Les boxeuses du film ont été mes premières spectatrices et c’était assez angoissant, mais, tout s’est très bien passé. Ensuite, il faut dire que j’ai été assez surprise du parcours du film, je ne m’attendais pas forcément à ce qu’il soit autant vu. C’est un enjeu particulier aussi de savoir à quel point il faut montrer le film. Je pense que c’est important de trouver un équilibre entre la démarche d’ouverture et de compréhension de nos vécus, tout en ne prenant pas le risque de révéler trop de choses et de trop exposer des personnes vulnérables qui risqueraient alors d’être mises en danger. En tout cas, je sais que les boxeuses étaient très fières d’elles lors de la première projection, et je sens aussi que les personnes trans qui ont vu le film se sentent représentées, car j’ai eu de bons retours de leur part. C’est vraiment ce qui compte le plus selon moi, l’avis des personnes concernées.
C’est un film sur des boxeuses trans, mais c’est aussi un film qui parle de toi, comment as tu imaginé ce lien ?
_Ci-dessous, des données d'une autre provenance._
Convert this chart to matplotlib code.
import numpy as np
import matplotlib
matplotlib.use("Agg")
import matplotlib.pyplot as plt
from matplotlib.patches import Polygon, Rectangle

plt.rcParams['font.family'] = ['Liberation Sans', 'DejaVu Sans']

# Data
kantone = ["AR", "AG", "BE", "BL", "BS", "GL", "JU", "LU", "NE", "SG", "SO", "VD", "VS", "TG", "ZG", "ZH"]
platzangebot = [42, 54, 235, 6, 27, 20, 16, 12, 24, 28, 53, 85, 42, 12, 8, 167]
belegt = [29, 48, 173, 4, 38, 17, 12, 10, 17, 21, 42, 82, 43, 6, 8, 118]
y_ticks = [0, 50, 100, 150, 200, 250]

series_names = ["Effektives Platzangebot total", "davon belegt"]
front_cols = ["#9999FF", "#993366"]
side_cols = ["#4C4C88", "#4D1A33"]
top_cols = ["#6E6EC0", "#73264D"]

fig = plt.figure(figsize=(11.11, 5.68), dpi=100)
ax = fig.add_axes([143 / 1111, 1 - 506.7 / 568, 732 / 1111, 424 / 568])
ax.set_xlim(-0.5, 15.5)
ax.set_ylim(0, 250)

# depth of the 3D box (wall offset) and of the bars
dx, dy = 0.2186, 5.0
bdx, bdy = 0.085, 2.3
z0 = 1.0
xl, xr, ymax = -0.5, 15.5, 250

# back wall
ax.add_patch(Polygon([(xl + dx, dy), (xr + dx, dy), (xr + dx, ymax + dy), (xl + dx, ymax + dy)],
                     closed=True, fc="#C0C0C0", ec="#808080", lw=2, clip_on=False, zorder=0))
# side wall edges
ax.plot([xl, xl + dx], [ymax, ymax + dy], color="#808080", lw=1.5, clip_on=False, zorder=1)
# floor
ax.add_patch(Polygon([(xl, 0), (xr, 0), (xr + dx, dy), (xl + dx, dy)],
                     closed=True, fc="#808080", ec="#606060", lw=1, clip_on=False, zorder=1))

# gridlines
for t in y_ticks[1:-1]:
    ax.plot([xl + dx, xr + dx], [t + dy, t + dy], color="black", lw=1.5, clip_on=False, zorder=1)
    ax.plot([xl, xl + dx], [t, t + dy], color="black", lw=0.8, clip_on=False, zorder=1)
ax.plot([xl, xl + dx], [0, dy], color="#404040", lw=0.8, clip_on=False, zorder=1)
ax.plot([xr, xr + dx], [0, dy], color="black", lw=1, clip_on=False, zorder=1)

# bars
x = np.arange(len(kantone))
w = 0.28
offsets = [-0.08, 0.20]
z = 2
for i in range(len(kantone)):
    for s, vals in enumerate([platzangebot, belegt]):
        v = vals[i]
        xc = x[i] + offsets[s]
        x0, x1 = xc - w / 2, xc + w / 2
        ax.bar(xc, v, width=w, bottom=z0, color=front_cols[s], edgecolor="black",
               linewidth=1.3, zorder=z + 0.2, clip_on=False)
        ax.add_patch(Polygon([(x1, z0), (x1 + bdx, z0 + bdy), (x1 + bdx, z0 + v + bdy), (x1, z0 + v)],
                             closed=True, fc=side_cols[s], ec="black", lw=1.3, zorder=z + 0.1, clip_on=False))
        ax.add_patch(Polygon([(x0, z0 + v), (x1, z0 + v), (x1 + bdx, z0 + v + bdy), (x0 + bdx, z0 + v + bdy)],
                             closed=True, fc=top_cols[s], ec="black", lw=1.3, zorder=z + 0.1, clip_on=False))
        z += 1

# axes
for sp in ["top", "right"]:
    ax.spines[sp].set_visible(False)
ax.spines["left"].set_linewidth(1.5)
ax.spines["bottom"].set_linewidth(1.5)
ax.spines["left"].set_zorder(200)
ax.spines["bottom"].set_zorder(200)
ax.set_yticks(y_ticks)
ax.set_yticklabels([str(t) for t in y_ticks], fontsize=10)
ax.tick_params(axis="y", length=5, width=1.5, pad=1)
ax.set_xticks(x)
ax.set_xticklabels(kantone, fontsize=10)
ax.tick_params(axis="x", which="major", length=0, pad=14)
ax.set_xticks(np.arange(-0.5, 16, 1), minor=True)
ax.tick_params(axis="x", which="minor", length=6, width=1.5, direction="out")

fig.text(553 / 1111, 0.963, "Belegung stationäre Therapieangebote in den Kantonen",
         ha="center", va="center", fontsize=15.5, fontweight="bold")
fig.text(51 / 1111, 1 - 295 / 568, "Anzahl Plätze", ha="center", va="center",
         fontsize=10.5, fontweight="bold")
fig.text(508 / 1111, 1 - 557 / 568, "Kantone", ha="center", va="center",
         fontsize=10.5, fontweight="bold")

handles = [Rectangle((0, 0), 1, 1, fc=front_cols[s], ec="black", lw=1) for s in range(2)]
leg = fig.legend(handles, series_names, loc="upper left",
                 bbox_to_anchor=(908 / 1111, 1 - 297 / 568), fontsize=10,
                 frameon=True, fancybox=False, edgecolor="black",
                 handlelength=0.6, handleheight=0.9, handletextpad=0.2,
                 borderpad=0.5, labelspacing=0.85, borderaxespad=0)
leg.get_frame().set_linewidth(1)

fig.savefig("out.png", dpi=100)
L’idée de ma présence dans le film est venue après le tournage. Je réfléchissais à ce qu’on voyait déjà constamment parmi les représentations des personnes trans dans le sport, et ce que j’ai observé, c’est qu’on se concentre essentiellement sur les différences physiques et physionomiques des athlètes trans dans le sport à haut niveau. Je trouvais que ça ne me correspondait pas du tout et que c’était à la fois polémique et pas assez humain, alors, j’ai pensé que ce serait pertinent de parler de moi et de mon rapport au sport, car c’est la seule chose que je connais vraiment. J’ai aussi joué sur la symbolique du chevalier pour faire le lien entre la boxe comme sport de combat généralement associé au masculin et à la violence, mais qui permet aussi de se défendre et de se forger sa propre armure. Il y a enfin un clin d’œil esthétique au film Orlando, ma biographie politique de Paul B. Preciado, que j’ai vu pendant que je réalisais le film, qui m’a touché parce qu’il parle de nous avec justesse et que j’ai trouvé visuellement très réussi.
La boxe symbolise à la fois la puissance et la vulnérabilité, la lutte et la solidarité ; est-ce que ce sont ces paradoxes là que tu es allée chercher ?
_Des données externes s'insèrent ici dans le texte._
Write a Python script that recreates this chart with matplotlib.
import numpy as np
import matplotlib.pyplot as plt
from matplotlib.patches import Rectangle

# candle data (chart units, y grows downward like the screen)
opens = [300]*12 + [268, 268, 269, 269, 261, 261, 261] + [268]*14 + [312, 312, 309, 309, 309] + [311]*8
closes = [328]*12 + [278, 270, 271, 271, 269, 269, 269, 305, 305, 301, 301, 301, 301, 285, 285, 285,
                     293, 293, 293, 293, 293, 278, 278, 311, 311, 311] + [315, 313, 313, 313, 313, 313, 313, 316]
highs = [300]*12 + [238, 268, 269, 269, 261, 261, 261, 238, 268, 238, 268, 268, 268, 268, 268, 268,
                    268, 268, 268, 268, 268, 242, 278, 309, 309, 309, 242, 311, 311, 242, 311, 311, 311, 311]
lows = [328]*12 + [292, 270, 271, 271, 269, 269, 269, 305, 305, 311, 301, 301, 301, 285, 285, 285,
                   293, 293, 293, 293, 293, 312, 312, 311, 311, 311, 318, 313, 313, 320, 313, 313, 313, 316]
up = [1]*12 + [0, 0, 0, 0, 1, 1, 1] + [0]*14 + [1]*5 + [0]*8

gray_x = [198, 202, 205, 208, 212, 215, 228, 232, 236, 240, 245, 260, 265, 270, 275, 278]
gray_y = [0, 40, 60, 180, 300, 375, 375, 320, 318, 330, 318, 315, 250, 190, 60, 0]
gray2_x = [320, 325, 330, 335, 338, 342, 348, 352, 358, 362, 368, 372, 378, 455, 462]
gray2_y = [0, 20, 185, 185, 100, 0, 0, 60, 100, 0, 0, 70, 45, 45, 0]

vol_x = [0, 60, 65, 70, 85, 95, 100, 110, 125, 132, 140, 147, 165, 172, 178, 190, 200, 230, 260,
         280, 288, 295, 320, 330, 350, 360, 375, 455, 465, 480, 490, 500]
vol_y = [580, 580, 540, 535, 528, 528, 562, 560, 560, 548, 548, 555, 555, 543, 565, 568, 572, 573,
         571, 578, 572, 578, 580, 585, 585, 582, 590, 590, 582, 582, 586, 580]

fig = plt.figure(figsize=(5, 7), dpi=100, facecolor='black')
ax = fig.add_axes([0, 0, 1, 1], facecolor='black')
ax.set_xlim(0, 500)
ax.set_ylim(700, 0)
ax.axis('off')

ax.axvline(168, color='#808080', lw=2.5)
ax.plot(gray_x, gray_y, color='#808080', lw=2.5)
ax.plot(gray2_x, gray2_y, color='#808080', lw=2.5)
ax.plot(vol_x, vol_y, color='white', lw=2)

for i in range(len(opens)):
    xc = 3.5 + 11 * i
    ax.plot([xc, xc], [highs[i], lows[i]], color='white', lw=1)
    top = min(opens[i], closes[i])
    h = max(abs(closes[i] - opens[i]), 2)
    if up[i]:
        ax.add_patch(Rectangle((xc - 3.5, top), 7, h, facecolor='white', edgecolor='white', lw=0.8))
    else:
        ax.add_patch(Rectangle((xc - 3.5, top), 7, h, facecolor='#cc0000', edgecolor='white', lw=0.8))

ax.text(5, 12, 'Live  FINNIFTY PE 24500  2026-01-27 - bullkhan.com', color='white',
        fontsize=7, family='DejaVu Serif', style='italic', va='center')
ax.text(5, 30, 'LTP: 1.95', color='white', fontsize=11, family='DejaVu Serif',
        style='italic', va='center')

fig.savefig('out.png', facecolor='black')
Pendant les entretiens individuels sans caméra, j’ai questionné les boxeuses sur leur rapport au sport et à la boxe. Elles-mêmes confirment cette idée de vraiment se réapproprier leur corps dans un endroit safe et de se défendre des violences qu’elles peuvent subir au quotidien. Et en effet, la boxe est censée être un sport de combat, mais, en réalité, il y a un rapport assez doux, d’entraide et de solidarité qui s’opère dans une dynamique d’autodéfense au sein d’une communauté. Ce qui est certain, c’est que ça donne beaucoup de confiance de pouvoir se retrouver dans des lieux sans regards extérieurs, potentiellement transphobes et de se préparer ensemble à affronter le monde extérieur.
Quelques mots pour conclure sur ta démarche en tant que réalisatrice ?
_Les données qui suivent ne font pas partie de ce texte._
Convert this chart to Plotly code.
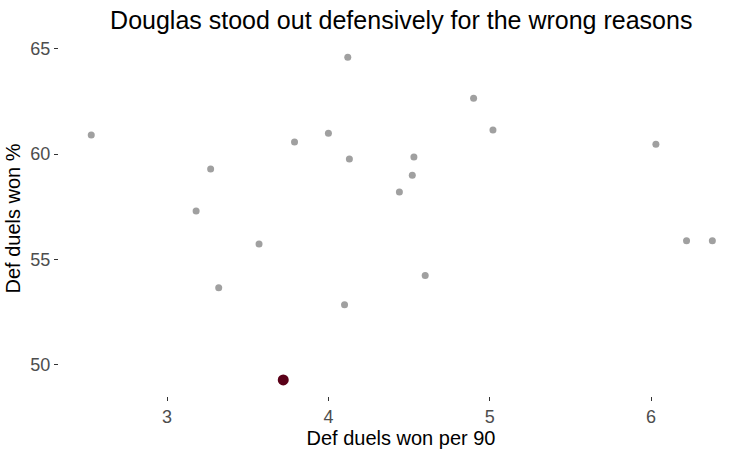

Lors d’une projection, Alexis Langlois, qui a notamment réalisé les Reines du Drame, a dit quelque chose de très intéressant et que j’aime bien reprendre, car je trouve que c’est très important. Souvent, quand on parle de militantisme trans ou queer, certaines personnes sous-entendent que l’on demande à être considéré·es comme tout le monde. Alors qu’en fait, ce n’est pas grave de ne pas être comme tout le monde, c’est même bien d’ailleurs. On s’en fout d’être normales, l’important, c’est que malgré le fait qu’on soit chelou·es, bizarres ou que sais-je, ce qui compte, c’est qu’on soit quand même accepté·es pour qui nous sommes.
Propos recueillis et racontés par Emma Bouvier.